The wolf snarled angrily.

‘Remember what I told you, Rannoch,’ he cried.’I came because I owed you a debt and because Sgorr’s madness had spread even amongst the wolves. But now the debt is paid. What I said is still true, Rannoch. Never again will the wolves help the Herla. Your blessed law, Herne’s Law, has returned to the Great Land. So fear us, Rannoch.’

Rannoch looked down into the yellow-green eyes and nodded sadly, but he said nothing.

With that the wolf growled again and, calling to his kind, he turned away. One by one the wolves began to peel off, padding silently through the soaking grass, their eyes glittering furiously in the darkness as they passed through the trembling ranks of the Herla.

‘Willow?’ said Rannoch quietly when they had gone.

‘Yes, Rannoch,’ said the hind, stepping up beside him.

‘We must tend to Bankfoot and to the sick. For many have fallen this day.’

‘Yes, Rannoch.’

‘Willow?’

‘What is it?’ asked the hind.

‘I am tired.’

25 Sacrifice

‘The magnificent cause of being,The imagination, the one reality In this imagined world. . .’ Wallace Stevens, ‘Another Weeping Woman’

‘For his days shall herald laughter, Born a healer and a king.’ Herla Prophecy

A young hind was grazing across a moor in the late autumn sunshine. Her coat had a special lustre and her eyes were keen and bright. Nearby other deer were moving towards her in a loose group, running ahead of one another or stopping to graze also. The hind stopped feeding and looked up.

Not far from her was a mound of heaped earth where a storm had uprooted a large tree and as the deer reached it they seemed to flow up and over its sides, some of them springing into the air off its flanks. A young buck, just one and a half years old, stopped on the top of the mound and looked down proudly at the others as he swayed his single antlers. But almost as soon as he stopped another buck ran up the side. His antlers had brow tines.

When he arrived the other deer simply moved away, slipping off the edge of the mound, and the new deer was left to survey his temporary kingdom. None of the Herla around him challenged him, for they were either hinds or prickets. But as he stood there a third deer, a stag with fine branching antlers, came out of the trees. He saw him and strolled casually forward. Before the adult had even reached the mound, the deer on its top, hardly looking towards the stag, also gave way and slipped off down the hill, so that the stag was left to stroll up its sides and stand gazing arrogantly ahead. The hind that had been watching smiled inwardly and went on feeding.

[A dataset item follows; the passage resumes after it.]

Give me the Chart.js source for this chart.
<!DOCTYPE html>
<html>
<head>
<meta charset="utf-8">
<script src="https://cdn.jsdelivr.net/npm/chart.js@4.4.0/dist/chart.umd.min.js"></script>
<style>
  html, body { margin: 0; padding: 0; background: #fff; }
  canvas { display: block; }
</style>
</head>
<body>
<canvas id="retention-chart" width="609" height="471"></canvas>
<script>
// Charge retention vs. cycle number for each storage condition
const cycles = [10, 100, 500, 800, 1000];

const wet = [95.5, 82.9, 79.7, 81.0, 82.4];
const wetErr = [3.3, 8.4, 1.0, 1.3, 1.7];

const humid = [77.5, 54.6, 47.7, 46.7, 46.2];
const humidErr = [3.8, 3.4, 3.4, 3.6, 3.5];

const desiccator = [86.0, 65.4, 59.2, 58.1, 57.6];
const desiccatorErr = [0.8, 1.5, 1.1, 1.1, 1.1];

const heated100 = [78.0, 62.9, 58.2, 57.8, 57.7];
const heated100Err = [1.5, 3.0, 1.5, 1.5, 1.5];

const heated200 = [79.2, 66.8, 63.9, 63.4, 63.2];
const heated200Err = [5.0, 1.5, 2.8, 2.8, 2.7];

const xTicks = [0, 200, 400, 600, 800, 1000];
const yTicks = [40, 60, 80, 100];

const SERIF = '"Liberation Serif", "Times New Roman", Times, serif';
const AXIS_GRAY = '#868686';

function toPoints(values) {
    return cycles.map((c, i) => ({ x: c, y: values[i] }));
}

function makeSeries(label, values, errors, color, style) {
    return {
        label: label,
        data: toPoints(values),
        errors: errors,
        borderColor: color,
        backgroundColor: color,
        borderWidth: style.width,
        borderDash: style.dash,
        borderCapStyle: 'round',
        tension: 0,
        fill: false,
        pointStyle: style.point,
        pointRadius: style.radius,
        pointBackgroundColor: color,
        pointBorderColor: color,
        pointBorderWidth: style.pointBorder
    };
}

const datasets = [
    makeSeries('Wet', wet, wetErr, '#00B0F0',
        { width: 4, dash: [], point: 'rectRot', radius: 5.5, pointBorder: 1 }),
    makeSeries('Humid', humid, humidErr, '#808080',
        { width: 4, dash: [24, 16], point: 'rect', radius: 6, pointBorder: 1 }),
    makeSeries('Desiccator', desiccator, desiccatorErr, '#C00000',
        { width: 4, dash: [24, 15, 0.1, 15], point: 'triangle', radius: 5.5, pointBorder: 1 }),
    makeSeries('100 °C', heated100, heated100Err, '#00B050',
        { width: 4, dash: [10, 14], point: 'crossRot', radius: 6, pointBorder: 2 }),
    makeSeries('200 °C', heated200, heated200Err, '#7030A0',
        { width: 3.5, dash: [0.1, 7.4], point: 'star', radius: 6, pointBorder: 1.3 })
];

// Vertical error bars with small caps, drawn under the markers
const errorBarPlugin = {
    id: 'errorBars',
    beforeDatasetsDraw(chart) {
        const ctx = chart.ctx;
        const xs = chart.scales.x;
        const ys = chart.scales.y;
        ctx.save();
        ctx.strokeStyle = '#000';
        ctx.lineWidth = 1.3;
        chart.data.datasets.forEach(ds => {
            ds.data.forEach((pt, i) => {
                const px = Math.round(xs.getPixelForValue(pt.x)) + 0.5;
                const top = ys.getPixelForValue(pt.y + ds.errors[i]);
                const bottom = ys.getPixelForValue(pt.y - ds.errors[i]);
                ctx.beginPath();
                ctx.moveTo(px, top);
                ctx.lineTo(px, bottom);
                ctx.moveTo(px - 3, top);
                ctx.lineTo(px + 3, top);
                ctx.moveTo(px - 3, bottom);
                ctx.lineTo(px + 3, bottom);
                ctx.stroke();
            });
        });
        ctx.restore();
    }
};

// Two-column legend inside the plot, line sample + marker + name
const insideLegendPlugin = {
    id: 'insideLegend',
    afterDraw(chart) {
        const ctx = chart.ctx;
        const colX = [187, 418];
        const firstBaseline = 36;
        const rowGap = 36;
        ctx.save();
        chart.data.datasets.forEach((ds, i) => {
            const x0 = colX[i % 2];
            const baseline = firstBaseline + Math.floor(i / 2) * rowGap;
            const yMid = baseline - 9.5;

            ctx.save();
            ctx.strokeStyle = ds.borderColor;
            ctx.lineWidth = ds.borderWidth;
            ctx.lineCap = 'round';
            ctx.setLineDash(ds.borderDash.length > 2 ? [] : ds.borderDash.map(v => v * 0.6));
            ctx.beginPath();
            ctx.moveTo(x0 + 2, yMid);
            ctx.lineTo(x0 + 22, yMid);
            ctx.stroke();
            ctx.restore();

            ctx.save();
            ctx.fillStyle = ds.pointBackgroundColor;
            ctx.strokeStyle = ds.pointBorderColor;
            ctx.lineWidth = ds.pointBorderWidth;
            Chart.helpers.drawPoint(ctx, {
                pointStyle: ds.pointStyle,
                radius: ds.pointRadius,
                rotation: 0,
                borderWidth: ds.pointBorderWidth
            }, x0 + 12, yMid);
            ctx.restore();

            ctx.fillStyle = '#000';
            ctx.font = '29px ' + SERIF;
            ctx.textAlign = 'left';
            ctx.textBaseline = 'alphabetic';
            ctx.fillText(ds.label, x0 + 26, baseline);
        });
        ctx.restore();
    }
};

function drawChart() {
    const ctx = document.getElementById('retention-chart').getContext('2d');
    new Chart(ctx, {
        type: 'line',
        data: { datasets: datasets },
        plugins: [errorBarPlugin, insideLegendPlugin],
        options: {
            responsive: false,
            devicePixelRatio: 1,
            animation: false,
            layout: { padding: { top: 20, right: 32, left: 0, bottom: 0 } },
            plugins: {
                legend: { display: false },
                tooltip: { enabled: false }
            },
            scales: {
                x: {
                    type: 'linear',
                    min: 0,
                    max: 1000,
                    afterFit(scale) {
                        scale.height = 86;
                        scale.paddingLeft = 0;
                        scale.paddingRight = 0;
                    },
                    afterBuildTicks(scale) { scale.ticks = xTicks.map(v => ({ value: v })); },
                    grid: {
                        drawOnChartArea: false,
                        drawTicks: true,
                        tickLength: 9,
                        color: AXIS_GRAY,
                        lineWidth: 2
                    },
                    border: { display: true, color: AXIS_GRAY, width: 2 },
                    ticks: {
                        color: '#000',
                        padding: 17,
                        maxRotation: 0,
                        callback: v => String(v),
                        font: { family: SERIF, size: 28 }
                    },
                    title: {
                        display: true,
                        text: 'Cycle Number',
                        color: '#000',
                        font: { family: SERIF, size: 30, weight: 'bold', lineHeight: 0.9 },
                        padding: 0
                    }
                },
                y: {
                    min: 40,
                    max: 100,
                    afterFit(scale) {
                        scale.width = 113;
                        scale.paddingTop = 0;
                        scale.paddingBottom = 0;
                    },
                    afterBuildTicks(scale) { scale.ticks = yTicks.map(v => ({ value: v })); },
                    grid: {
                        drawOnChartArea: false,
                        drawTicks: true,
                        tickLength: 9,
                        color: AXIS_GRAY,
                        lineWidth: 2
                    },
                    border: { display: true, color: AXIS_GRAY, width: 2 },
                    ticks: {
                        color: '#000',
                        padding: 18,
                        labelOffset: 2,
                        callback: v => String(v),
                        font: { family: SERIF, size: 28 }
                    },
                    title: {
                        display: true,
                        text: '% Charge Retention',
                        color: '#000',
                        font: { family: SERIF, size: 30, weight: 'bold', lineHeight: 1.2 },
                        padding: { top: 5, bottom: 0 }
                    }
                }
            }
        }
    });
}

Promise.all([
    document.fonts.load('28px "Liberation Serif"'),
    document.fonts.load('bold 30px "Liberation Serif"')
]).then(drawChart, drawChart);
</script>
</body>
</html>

Suddenly, from above them, there came a great bellow. A full-grown male stag was stamping and ruffing out his throat sack, as another stag approached him and eyed the group of females that were clustered together behind him. The bellowing deer moved forward a little and the newcomer seemed to change his mind and turned away. But he swung back again and ran straight towards a hind that was set slightly apart from the other group.

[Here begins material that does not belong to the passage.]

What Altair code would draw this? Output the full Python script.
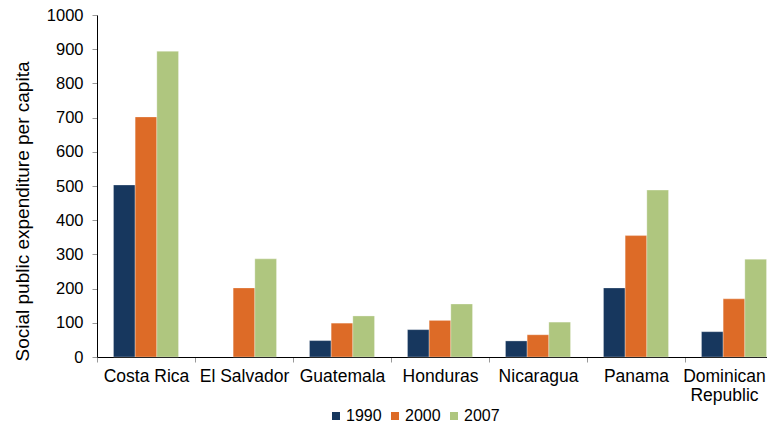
import altair as alt
import pandas as pd

countries = ["Costa Rica", "El Salvador", "Guatemala", "Honduras",
             "Nicaragua", "Panama", "Dominican Republic"]
years = ["1990", "2000", "2007"]
v1990 = [503, None, 48, 80, 47, 202, 74]
v2000 = [702, 202, 99, 107, 65, 355, 170]
v2007 = [894, 287, 120, 155, 102, 488, 286]
colors = ["#17375E", "#DD6B27", "#AFC67F"]
y_ticks = [0, 100, 200, 300, 400, 500, 600, 700, 800, 900, 1000]

rows = []
for yr, vals in zip(years, [v1990, v2000, v2007]):
    for c, v in zip(countries, vals):
        if v is not None:
            rows.append({"country": c, "year": yr, "value": v})
df = pd.DataFrame(rows)

FONT = "Liberation Sans"

chart = alt.Chart(df).mark_bar(
    stroke="#ffffff", strokeWidth=0.6, strokeOpacity=0.5
).encode(
    x=alt.X(
        "country:N", sort=countries,
        scale=alt.Scale(range=[0, 686], paddingInner=0, paddingOuter=0),
        axis=alt.Axis(
            title=None, labelAngle=0, labelFontSize=17.5, labelColor="#000000",
            labelFont=FONT, labelPadding=5, labelOverlap=False, labelLineHeight=19,
            labelExpr="datum.label == 'Dominican Republic' ? ['Dominican', 'Republic'] : datum.label",
            labelOffset={"condition": {"test": "datum.label == 'Dominican Republic'", "value": -10},
                         "value": 0},
            tickBand="extent", tickSize=5, tickColor="#999999",
            domainColor="#000000", domainWidth=1,
        ),
    ),
    xOffset=alt.XOffset(
        "year:N", sort=years,
        scale=alt.Scale(paddingInner=0, paddingOuter=0.76),
    ),
    y=alt.Y(
        "value:Q",
        scale=alt.Scale(domain=[0, 1000], nice=False),
        axis=alt.Axis(
            values=y_ticks, grid=False, format="d",
            title="Social public expenditure per capita",
            titleFontSize=19, titleFontWeight="normal", titleColor="#000000",
            titleFont=FONT, titlePadding=14, titleY=196,
            labelFontSize=16.5, labelColor="#000000", labelFont=FONT,
            labelPadding=9, tickSize=5, tickColor="#999999",
            domainColor="#000000", domainWidth=1,
        ),
    ),
    color=alt.Color(
        "year:N", sort=years,
        scale=alt.Scale(domain=years, range=colors),
        legend=alt.Legend(
            title=None, orient="none", direction="horizontal",
            legendX=231, legendY=393,
            symbolType="square", symbolSize=64, symbolStrokeWidth=0,
            labelFontSize=16, labelFont=FONT, labelColor="#000000",
            labelOffset=2, columnPadding=5, padding=0,
        ),
    ),
).properties(
    width=670, height=342,
    autosize=alt.AutoSizeParams(type="none"),
    padding={"left": 89, "top": 7, "right": 0, "bottom": 65},
    background="#ffffff",
).configure_view(stroke=None)

chart.save("out.html", embed_options={"renderer": "svg", "actions": False})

The first stag roared and charged at full speed. The other deer swivelled and dropped his head and the stags’ antlers met. Both deer were knocked back by the blow and they dug their haunches into the moist ground and struck at one another again, fencing. This time the approaching deer slipped and then turned and ran. The defending deer snorted and followed him a little way down the hill before veering off and returning to his hinds. Now as he scoured the hill his face bore a proud, almost contemptuous look. His name was Quaich. The deer that had just lost the battle pretended not to notice as he started to graze as casually as he could through the heather.

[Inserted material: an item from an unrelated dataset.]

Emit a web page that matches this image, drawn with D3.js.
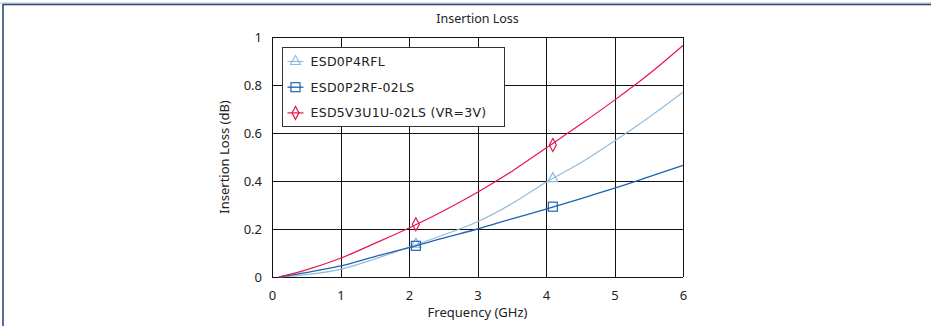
<!DOCTYPE html>
<html>
<head>
<meta charset="utf-8">
<script src="https://cdn.jsdelivr.net/npm/d3@7"></script>
<style>
  body { margin: 0; background: #fff; }
  text { font-family: "Noto Sans", sans-serif; fill: #222; }
</style>
</head>
<body>
<div id="chart"></div>
<script>
// series data (frequency in GHz, insertion loss in dB)
const freqRed = [0.1, 0.5, 1, 1.5, 2, 2.5, 3, 3.5, 4, 4.5, 5, 5.5, 6];
const lossRed = [0, 0.03, 0.078, 0.14, 0.204, 0.275, 0.353, 0.44, 0.537, 0.635, 0.737, 0.845, 0.965];
const freqLight = [0.1, 0.5, 1, 1.5, 2, 2.5, 3, 3.5, 4, 4.5, 5, 5.5, 6];
const lossLight = [0, 0.01, 0.032, 0.075, 0.125, 0.175, 0.23, 0.305, 0.395, 0.475, 0.567, 0.665, 0.77];
const freqDark = [0.1, 0.5, 1, 1.5, 2, 2.5, 3, 3.5, 4, 4.5, 5, 5.5, 6];
const lossDark = [0, 0.018, 0.046, 0.085, 0.122, 0.162, 0.2, 0.242, 0.283, 0.326, 0.37, 0.417, 0.465];

// marker points
const markRedX = [2.1, 4.1], markRedY = [0.22, 0.55];
const markLightX = [2.1, 4.1], markLightY = [0.137, 0.41];
const markDarkX = [2.1, 4.1], markDarkY = [0.13, 0.293];

const legendNames = ['ESD0P4RFL', 'ESD0P2RF-02LS', 'ESD5V3U1U-02LS (VR=3V)'];
const xTicks = [0, 1, 2, 3, 4, 5, 6];
const yTicks = [0, 0.2, 0.4, 0.6, 0.8, 1];

const W = 931, H = 326;
const margin = {top: 37, right: 248, bottom: 49, left: 272},
    width = W - margin.left - margin.right,
    height = H - margin.top - margin.bottom;

const svg = d3.select('#chart').append('svg')
    .attr('width', W)
    .attr('height', H);

// outer frame
svg.append('line')
    .attr('x1', 0).attr('x2', W).attr('y1', 3).attr('y2', 3)
    .style('stroke', '#b9c2cc').style('stroke-width', 1);
svg.append('rect')
    .attr('x', 3).attr('y', 4.5).attr('width', W + 10).attr('height', H + 10)
    .style('fill', 'none').style('stroke', '#2d4c78').style('stroke-width', 1.6);

const g = svg.append('g')
    .attr('transform', `translate(${margin.left},${margin.top})`);

const x = d3.scaleLinear().domain([0, 6]).range([0, width]);
const y = d3.scaleLinear().domain([0, 1]).range([height, 0]);

// grid
g.selectAll('.vgrid').data(xTicks).enter().append('line')
    .attr('x1', d => Math.round(x(d)) + 0.5).attr('x2', d => Math.round(x(d)) + 0.5)
    .attr('y1', 0).attr('y2', height)
    .style('stroke', '#111').style('stroke-width', 1);
g.selectAll('.hgrid').data(yTicks).enter().append('line')
    .attr('x1', 0).attr('x2', width)
    .attr('y1', d => Math.round(y(d)) + 0.5).attr('y2', d => Math.round(y(d)) + 0.5)
    .style('stroke', '#111').style('stroke-width', 1);

// axes (labels only)
const xAxis = g.append('g')
    .attr('transform', `translate(0,${height})`)
    .call(d3.axisBottom(x).tickValues(xTicks).tickSize(0).tickPadding(14).tickFormat(d3.format('')));
const yAxis = g.append('g')
    .call(d3.axisLeft(y).tickValues(yTicks).tickSize(0).tickPadding(10).tickFormat(d => d === 0 || d === 1 ? d : d3.format('.1f')(d)));
[xAxis, yAxis].forEach(a => {
    a.select('.domain').remove();
    a.selectAll('text').style('font-family', '"Noto Sans", sans-serif').style('font-size', '13px').style('fill', '#222');
});

// lines
const line = d3.line()
    .x(d => x(d[0]))
    .y(d => y(d[1]))
    .curve(d3.curveMonotoneX);

const series = [
    {fx: freqLight, ly: lossLight, mx: markLightX, my: markLightY, color: '#93bcdc', shape: 'tri', w: 1.2},
    {fx: freqDark, ly: lossDark, mx: markDarkX, my: markDarkY, color: '#1f63ae', shape: 'sq', w: 1.3},
    {fx: freqRed, ly: lossRed, mx: markRedX, my: markRedY, color: '#e8164c', shape: 'dia', w: 1.2}
];

function marker(sel, shape, color) {
    if (shape === 'tri') {
        sel.append('path').attr('d', 'M0,-6L5,3L-5,3Z');
    } else if (shape === 'sq') {
        sel.append('rect').attr('x', -4.5).attr('y', -4.5).attr('width', 9).attr('height', 9);
    } else {
        sel.append('path').attr('d', 'M0,-6.5L3.5,0L0,6.5L-3.5,0Z');
    }
    sel.selectAll('*').style('fill', 'none').style('stroke', color).style('stroke-width', 1.2);
}

series.forEach(s => {
    g.append('path')
        .attr('d', line(s.fx.map((f, i) => [f, s.ly[i]])))
        .style('fill', 'none')
        .style('stroke', s.color)
        .style('stroke-width', s.w);
    s.mx.forEach((mxv, i) => {
        const m = g.append('g').attr('transform', `translate(${x(mxv)},${y(s.my[i])})`);
        marker(m, s.shape, s.color);
    });
});

// legend
const leg = svg.append('g').attr('transform', 'translate(282.5,47.5)');
leg.append('rect')
    .attr('width', 222).attr('height', 79)
    .style('fill', '#fff').style('stroke', '#333').style('stroke-width', 1);
series.forEach((s, i) => {
    const ly = 14 + i * 25.7;
    leg.append('line')
        .attr('x1', 5).attr('x2', 21).attr('y1', ly).attr('y2', ly)
        .style('stroke', s.color).style('stroke-width', s.w);
    marker(leg.append('g').attr('transform', `translate(13,${ly})`), s.shape, s.color);
    leg.append('text')
        .attr('x', 28).attr('y', ly)
        .attr('dy', '0.35em')
        .style('font-family', '"DejaVu Sans", sans-serif')
        .style('font-size', '12.5px')
        .style('letter-spacing', '0.3px')
        .text(legendNames[i]);
});

// title and axis labels
svg.append('text')
    .attr('x', margin.left + width / 2).attr('y', 23)
    .attr('text-anchor', 'middle')
    .style('font-size', '12.5px')
    .text('Insertion Loss');
svg.append('text')
    .attr('x', margin.left + width / 2).attr('y', 317)
    .attr('text-anchor', 'middle')
    .style('font-size', '13px')
    .text('Frequency (GHz)');
svg.append('text')
    .attr('transform', `translate(229,${margin.top + height / 2}) rotate(-90)`)
    .attr('text-anchor', 'middle')
    .style('font-size', '13px')
    .text('Insertion Loss (dB)');
</script>
</body>
</html>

Anlach was almost over, though, and most of the stags in the herd were exhausted. They had shed nearly half their body weight fighting to defend their hinds, but the season in the High Land was mild and the coming winter would take a light toll. Suddenly, from the bottom of the hill, there was a great burst of laughter. Two fawns were running through the grass, leaping and jumping in the autumn sunshine, delighted with their game of tag.